#### [Task]
Where a line of the listing below includes the word "drawn", reproduce that line.

#### [Records]
* start *
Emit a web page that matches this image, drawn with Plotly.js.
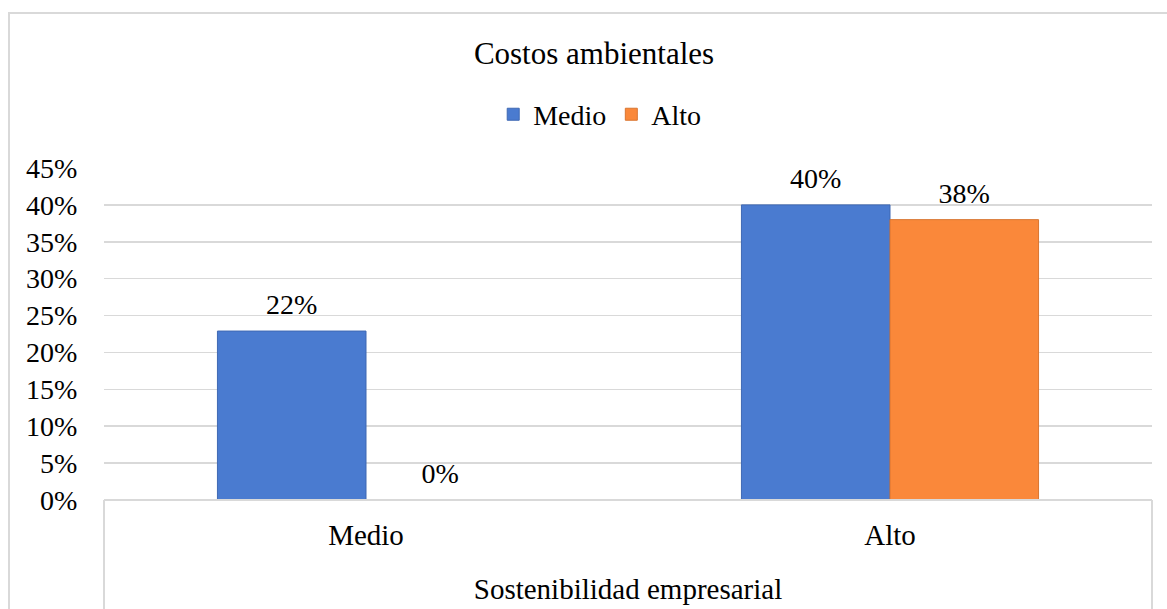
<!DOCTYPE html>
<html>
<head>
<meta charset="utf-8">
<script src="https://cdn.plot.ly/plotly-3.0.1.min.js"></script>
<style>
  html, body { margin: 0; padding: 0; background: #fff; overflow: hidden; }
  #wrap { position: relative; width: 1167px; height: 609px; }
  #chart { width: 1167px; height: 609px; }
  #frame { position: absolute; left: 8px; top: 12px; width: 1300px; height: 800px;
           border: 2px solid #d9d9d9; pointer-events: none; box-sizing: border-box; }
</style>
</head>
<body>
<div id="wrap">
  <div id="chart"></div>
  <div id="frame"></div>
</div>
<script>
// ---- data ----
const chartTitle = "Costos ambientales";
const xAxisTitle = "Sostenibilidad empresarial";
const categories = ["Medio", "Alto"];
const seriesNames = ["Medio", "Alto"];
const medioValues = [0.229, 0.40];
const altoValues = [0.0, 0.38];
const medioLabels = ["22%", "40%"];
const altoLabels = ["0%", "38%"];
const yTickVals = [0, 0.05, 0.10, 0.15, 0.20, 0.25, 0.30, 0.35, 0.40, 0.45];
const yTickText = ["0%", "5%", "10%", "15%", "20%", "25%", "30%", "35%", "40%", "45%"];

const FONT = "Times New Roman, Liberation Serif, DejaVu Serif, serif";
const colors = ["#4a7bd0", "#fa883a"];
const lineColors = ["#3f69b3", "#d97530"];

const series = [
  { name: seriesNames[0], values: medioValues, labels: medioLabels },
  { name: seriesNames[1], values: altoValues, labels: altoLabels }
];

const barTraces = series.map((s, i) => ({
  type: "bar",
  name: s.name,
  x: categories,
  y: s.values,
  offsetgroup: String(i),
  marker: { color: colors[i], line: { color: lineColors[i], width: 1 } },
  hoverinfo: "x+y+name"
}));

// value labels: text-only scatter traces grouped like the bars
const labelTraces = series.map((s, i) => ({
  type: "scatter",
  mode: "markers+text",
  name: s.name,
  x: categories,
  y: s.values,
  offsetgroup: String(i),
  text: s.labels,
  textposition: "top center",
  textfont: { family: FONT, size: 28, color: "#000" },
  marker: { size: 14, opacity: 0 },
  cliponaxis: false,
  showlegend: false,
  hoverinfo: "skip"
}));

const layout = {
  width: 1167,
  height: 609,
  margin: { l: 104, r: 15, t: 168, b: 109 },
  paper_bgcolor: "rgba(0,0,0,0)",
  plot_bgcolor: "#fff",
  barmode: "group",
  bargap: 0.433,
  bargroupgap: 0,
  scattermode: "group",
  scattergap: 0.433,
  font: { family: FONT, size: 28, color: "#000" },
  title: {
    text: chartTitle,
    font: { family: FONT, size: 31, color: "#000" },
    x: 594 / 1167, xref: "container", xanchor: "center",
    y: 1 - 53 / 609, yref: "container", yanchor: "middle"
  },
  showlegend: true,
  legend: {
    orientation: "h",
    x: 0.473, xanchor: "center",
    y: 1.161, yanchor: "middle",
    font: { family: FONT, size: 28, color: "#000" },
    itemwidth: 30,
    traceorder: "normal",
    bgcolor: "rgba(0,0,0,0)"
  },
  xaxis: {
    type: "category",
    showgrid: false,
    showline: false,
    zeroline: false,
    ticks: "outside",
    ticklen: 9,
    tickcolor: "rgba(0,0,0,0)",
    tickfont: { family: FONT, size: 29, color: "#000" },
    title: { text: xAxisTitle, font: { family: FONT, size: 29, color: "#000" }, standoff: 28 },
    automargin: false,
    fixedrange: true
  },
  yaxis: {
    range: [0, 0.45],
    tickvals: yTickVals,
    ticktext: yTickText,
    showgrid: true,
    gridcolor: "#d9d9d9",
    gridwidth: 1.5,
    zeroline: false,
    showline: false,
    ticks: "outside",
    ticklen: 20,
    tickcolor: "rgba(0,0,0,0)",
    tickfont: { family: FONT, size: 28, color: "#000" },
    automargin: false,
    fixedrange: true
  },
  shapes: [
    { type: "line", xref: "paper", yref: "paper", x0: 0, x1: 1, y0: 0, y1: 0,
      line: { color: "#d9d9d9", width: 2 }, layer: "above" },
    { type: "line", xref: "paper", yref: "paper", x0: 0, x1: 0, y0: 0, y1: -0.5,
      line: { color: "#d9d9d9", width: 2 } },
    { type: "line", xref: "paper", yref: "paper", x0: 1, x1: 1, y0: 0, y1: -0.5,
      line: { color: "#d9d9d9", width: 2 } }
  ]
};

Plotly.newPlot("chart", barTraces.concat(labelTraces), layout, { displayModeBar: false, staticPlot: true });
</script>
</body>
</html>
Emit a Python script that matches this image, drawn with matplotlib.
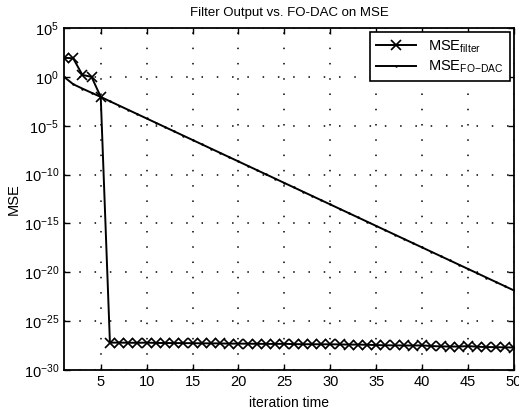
* end *
#### [Finished task]
Emit a web page that matches this image, drawn with Plotly.js.
Emit a Python script that matches this image, drawn with matplotlib.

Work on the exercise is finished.